# Exercise brief
Your task is to retype the lines from the opening of the material through the line that includes "0.04, 0.05, 0.055];". Do not copy the pictures.

# Information shown
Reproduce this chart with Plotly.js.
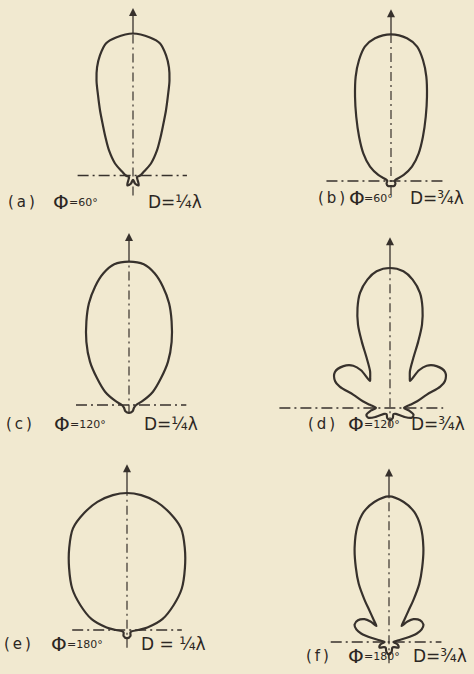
<!DOCTYPE html>
<html>
<head>
<meta charset="utf-8">
<script src="https://cdn.plot.ly/plotly-3.0.1.min.js"></script>
<style>
html,body{margin:0;padding:0;background:#f1e9d0;}
#chart{width:474px;height:674px;}
</style>
</head>
<body>
<div id="chart"></div>
<script>
// Field patterns of a two-element array, one half of each (symmetric) pattern.
// theta: degrees measured clockwise from the array axis; r: relative field strength.
const thetaA = [0, 7, 11.6, 15.4, 18.4, 21, 23.6, 26.9, 31, 35.9, 43.8, 56.3, 70, 90, 110, 130, 150, 165, 180];
const rA     = [1, 0.979, 0.949, 0.877, 0.802, 0.717, 0.615, 0.513, 0.411, 0.33, 0.244, 0.152, 0.082, 0.05, 0.03, 0.04, 0.08, 0.06, 0.03];

const thetaB = [0, 6.4, 11, 14.8, 18.7, 23.1, 28.4, 35.8, 45, 55.7, 64.7, 77, 90, 120, 150, 180];
const rB     = [1, 0.979, 0.933, 0.853, 0.751, 0.625, 0.498, 0.372, 0.267, 0.173, 0.096, 0.03, 0.025, 0.035, 0.04, 0.035];

const thetaC = [0, 6, 11, 16, 21.5, 27, 34, 42, 50, 61, 73, 90, 120, 150, 180];
const rC     = [1, 0.987, 0.936, 0.859, 0.763, 0.655, 0.532, 0.407, 0.292, 0.191, 0.102, 0.05, 0.04, 0.05, 0.055];

const thetaD = [0, 5.6, 10, 14.6, 18, 21, 23, 25, 28.5, 33, 36.5, 37.5, 41, 48, 57, 64, 67, 70, 76, 81, 90, 98, 106, 114, 122, 135, 150, 165, 180];
const rD     = [1, 0.981, 0.931, 0.849, 0.751, 0.638, 0.517, 0.394, 0.298, 0.26, 0.24, 0.34, 0.40, 0.447, 0.47, 0.436, 0.39, 0.28, 0.2, 0.145, 0.1, 0.14, 0.175, 0.17, 0.12, 0.06, 0.05, 0.075, 0.085];

const thetaE = [0, 6, 13, 20, 28, 35, 43, 53, 62, 73, 83, 90, 120, 150, 180];
const rE     = [1, 0.99, 0.96, 0.91, 0.84, 0.735, 0.62, 0.5, 0.385, 0.27, 0.15, 0.08, 0.03, 0.05, 0.06];

const thetaF = [0, 6, 11, 15.4, 20, 24, 27.5, 30, 32, 35, 38, 42, 47, 55, 63, 69, 73, 77, 82, 90, 105, 120, 135, 150, 165, 180];
const rF     = [1, 0.966, 0.909, 0.82, 0.69, 0.56, 0.45, 0.34, 0.25, 0.18, 0.14, 0.19, 0.23, 0.26, 0.265, 0.24, 0.2, 0.12, 0.05, 0.03, 0.06, 0.075, 0.05, 0.045, 0.07, 0.085];

// Caption texts
const panelTags     = ['(a)', '(b)', '(c)', '(d)', '(e)', '(f)'];
const phaseLabels   = ['=60°', '=60°', '=120°', '=120°', '=180°', '=180°'];
const spacingLabels = ['D=¼λ', 'D=¾λ', 'D=¼λ', 'D=¾λ', 'D = ¼λ', 'D=¾λ'];

const W = 474, H = 674;
const INK = '#37312c';
const BG = '#f1e9d0';

// Drawing geometry of each diagram: origin in px, main-lobe length in px,
// reference-line extents in field units, caption placement in px.
const panels = [
  {th: thetaA, r: rA, ox: 133, oy: 175.5, L: 142,   left: 0.39, right: 0.38,  below: 0.14,  tip: 1.18, cap: {y: 202, tag: 6,   phi: 51,  phase: 67,  d: 146}},
  {th: thetaB, r: rB, ox: 391, oy: 181,   L: 146.7, left: 0.44, right: 0.375, below: 0.095, tip: 1.17, cap: {y: 198, tag: 316, phi: 347, phase: 362, d: 408}},
  {th: thetaC, r: rC, ox: 129, oy: 405,   L: 143.3, left: 0.37, right: 0.40,  below: 0.06,  tip: 1.2,  cap: {y: 424, tag: 4,   phi: 52,  phase: 68,  d: 142}},
  {th: thetaD, r: rD, ox: 390, oy: 408,   L: 140,   left: 0.79, right: 0.38,  below: 0.13,  tip: 1.22, cap: {y: 424, tag: 306, phi: 346, phase: 362, d: 409}},
  {th: thetaE, r: rE, ox: 127, oy: 630,   L: 137,   left: 0.40, right: 0.40,  below: 0.13,  tip: 1.21, cap: {y: 644, tag: 2,   phi: 49,  phase: 65,  d: 139}},
  {th: thetaF, r: rF, ox: 389, oy: 642,   L: 145.7, left: 0.40, right: 0.36,  below: 0.145, tip: 1.19, cap: {y: 656, tag: 304, phi: 346, phase: 362, d: 411}}
];

// Mirror a half pattern about the array axis into a closed curve (x across, y along the axis).
function patternXY(th, r) {
  const x = [], y = [];
  const push = function (t, v) {
    const a = t * Math.PI / 180;
    x.push(v * Math.sin(a));
    y.push(v * Math.cos(a));
  };
  for (let i = 0; i < th.length; i++) push(th[i], r[i]);
  for (let i = th.length - 2; i >= 0; i--) push(360 - th[i], r[i]);
  return {x: x, y: y};
}

const traces = [];
const layout = {
  width: W, height: H,
  margin: {l: 0, r: 0, t: 0, b: 0},
  paper_bgcolor: BG,
  plot_bgcolor: 'rgba(0,0,0,0)',
  showlegend: false,
  annotations: []
};

panels.forEach(function (p, i) {
  const n = i === 0 ? '' : String(i + 1);
  // pixel box of this diagram; axis ranges keep 1 unit = L px with the origin at (ox, oy)
  const x0 = Math.max(0, p.ox - 132), x1 = Math.min(W, p.ox + 83);
  const y0 = Math.max(0, p.oy - 180), y1 = Math.min(H, p.oy + 30);
  const hidden = {visible: false, showgrid: false, zeroline: false, fixedrange: true};
  layout['xaxis' + n] = Object.assign({}, hidden, {
    domain: [x0 / W, x1 / W], range: [(x0 - p.ox) / p.L, (x1 - p.ox) / p.L], anchor: 'y' + n
  });
  layout['yaxis' + n] = Object.assign({}, hidden, {
    domain: [1 - y1 / H, 1 - y0 / H], range: [(p.oy - y1) / p.L, (p.oy - y0) / p.L], anchor: 'x' + n
  });
  const common = {type: 'scatter', xaxis: 'x' + n, yaxis: 'y' + n, cliponaxis: false, hoverinfo: 'skip'};

  // horizontal reference line
  traces.push(Object.assign({}, common, {
    x: [-p.left, p.right], y: [0, 0], mode: 'lines',
    line: {color: INK, width: 1.3, dash: '11px,4px,2px,4px'}
  }));
  // array axis (dash-dot) through the pattern
  traces.push(Object.assign({}, common, {
    x: [0, 0], y: [-p.below, 1], mode: 'lines',
    line: {color: INK, width: 1.2, dash: '9px,4px,2px,4px'}
  }));
  // arrow shaft and head beyond the main lobe
  traces.push(Object.assign({}, common, {
    x: [0, 0], y: [1, p.tip - 0.02], mode: 'lines',
    line: {color: INK, width: 1.3}
  }));
  traces.push(Object.assign({}, common, {
    x: [0], y: [p.tip], mode: 'markers',
    marker: {symbol: 'arrow-up', size: 8, color: INK, line: {width: 0}}
  }));
  // radiation pattern
  const f = patternXY(p.th, p.r);
  traces.push(Object.assign({}, common, {
    x: f.x, y: f.y, mode: 'lines',
    line: {color: INK, width: 2.2, shape: 'spline', smoothing: 0.9}
  }));

  // caption
  const yy = 1 - p.cap.y / H;
  const font = 'DejaVu Sans, sans-serif';
  const ann = function (x, text, size) {
    layout.annotations.push({
      xref: 'paper', yref: 'paper', x: x / W, y: yy, xanchor: 'left', yanchor: 'middle',
      text: text, showarrow: false, font: {family: font, size: size, color: '#2c2723'}
    });
  };
  ann(p.cap.tag, panelTags[i].replace('(', '(\u2009').replace(')', '\u2009)'), 15);
  ann(p.cap.phi, 'Φ', 20);
  ann(p.cap.phase, phaseLabels[i], 11);
  ann(p.cap.d, spacingLabels[i], 17);
});

Plotly.newPlot('chart', traces, layout, {staticPlot: true, displayModeBar: false});
</script>
</body>
</html>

# Full solution
Reproduce this chart with Plotly.js.
<!DOCTYPE html>
<html>
<head>
<meta charset="utf-8">
<script src="https://cdn.plot.ly/plotly-3.0.1.min.js"></script>
<style>
html,body{margin:0;padding:0;background:#f1e9d0;}
#chart{width:474px;height:674px;}
</style>
</head>
<body>
<div id="chart"></div>
<script>
// Field patterns of a two-element array, one half of each (symmetric) pattern.
// theta: degrees measured clockwise from the array axis; r: relative field strength.
const thetaA = [0, 7, 11.6, 15.4, 18.4, 21, 23.6, 26.9, 31, 35.9, 43.8, 56.3, 70, 90, 110, 130, 150, 165, 180];
const rA     = [1, 0.979, 0.949, 0.877, 0.802, 0.717, 0.615, 0.513, 0.411, 0.33, 0.244, 0.152, 0.082, 0.05, 0.03, 0.04, 0.08, 0.06, 0.03];

const thetaB = [0, 6.4, 11, 14.8, 18.7, 23.1, 28.4, 35.8, 45, 55.7, 64.7, 77, 90, 120, 150, 180];
const rB     = [1, 0.979, 0.933, 0.853, 0.751, 0.625, 0.498, 0.372, 0.267, 0.173, 0.096, 0.03, 0.025, 0.035, 0.04, 0.035];

const thetaC = [0, 6, 11, 16, 21.5, 27, 34, 42, 50, 61, 73, 90, 120, 150, 180];
const rC     = [1, 0.987, 0.936, 0.859, 0.763, 0.655, 0.532, 0.407, 0.292, 0.191, 0.102, 0.05, 0.04, 0.05, 0.055];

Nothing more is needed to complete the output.